La tâche de la famille est de commencer à stimuler l’intérêt vers d’autres que soi. L’entrée dans le monde de l’école aidera beaucoup à franchir cette phase du développement.

LES « NON ! ». Ilno-bambini nous semble parfois que les enfants nous défient. A toute proposition, indépendamment de son contenu, nous nous entendons toujours répondre « NON ! ». Dans ce cas encore, ne nous fâchons pas, essayons de comprendre ce que cela signifie. Pour nous, parents, la difficulté réside souvent dans le changement soudain d’attitude de l’enfant : doux et obéissant l’instant d’avant, il s’oppose soudain à nous. La phase du NON commence vers l’âge de 2 ans et nous devrions la considérer comme quelque chose de positif. C’est durant cette période qu’il nous apparaît évident que l’enfant n’est pas un objet, mais un sujet, une personne.
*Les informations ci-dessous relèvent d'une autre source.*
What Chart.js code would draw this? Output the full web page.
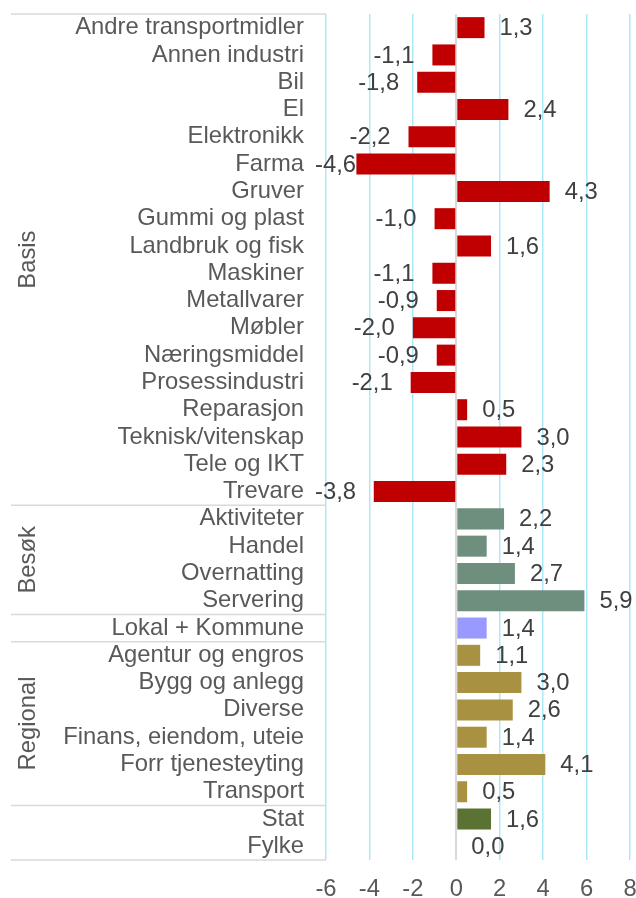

Les NON ne sont pas tant liés au type de proposition que nous lui faisons, mais ils représentent ses premières tentatives, un peu maladroites et égocentriques, d’autodétermination, d’auto affirmation de soi, tentatives pour dire « je suis » et expérimenter l’effet sur les autres de cette position. L’enfant est en train de découvrir et de mettre à l’épreuve son être, en tant qu’individu, que personne. Il prend la mesure de qui il est, avec ses limites, ses désirs, ses possibilités. L’apparition du NON est favorisée par le fait que vers 2 ans, les enfants ont déjà atteint de bons niveaux d’autonomie (des points de vue linguistique et moteur) et leur désir d’exploration est au maximum, sans qu’ils aient encore de critères (par exemple : traverser la rue sans penser au danger). Et tout ceci se heurte aux règles et aux limites imposées par les parents.

STIMULI MULTIPLES. Un aspect plus récent concerne la capacité des enfants à s’arrêter sur plusieurs stimuli en même temps. Récent parce qu’il semble dû à une forte influence sociale à laquelle nous sommes tous appelés à nous adapter, plutôt qu’à une caractéristique absolue des enfants. Les recherches ont démontré que les enfants d’il y a 50 ans étaient capables de s’arrêter pendant un temps plus long sur une seule tâche, mais moins capables de gérer plusieurs stimuli en même temps. Les enfants d’aujourd’hui ont davantage de mal à rester sur un seul stimulus, mais réussissent à en gérer plusieurs ensemble (ce sont des enfants multi-tâches). Cela correspond à une évolution de notre société que nous ne pouvons pas éviter, nous devons donc la gérer. La famille a là un rôle à jouer, une responsabilité : ne pas être un multiplicateur, mais un élaborateur de stimuli. Non pas tant organiser beaucoup de choses à faire, mais penser aux choses, penser à la façon de penser, de choisir, à ce qu’on désire pour soi et pour les autres. Margaret Mead, anthropologue américaine affirmait : « Il ne faut pas apprendre aux enfants ce qu’ils doivent penser, mais leur apprendre à penser ».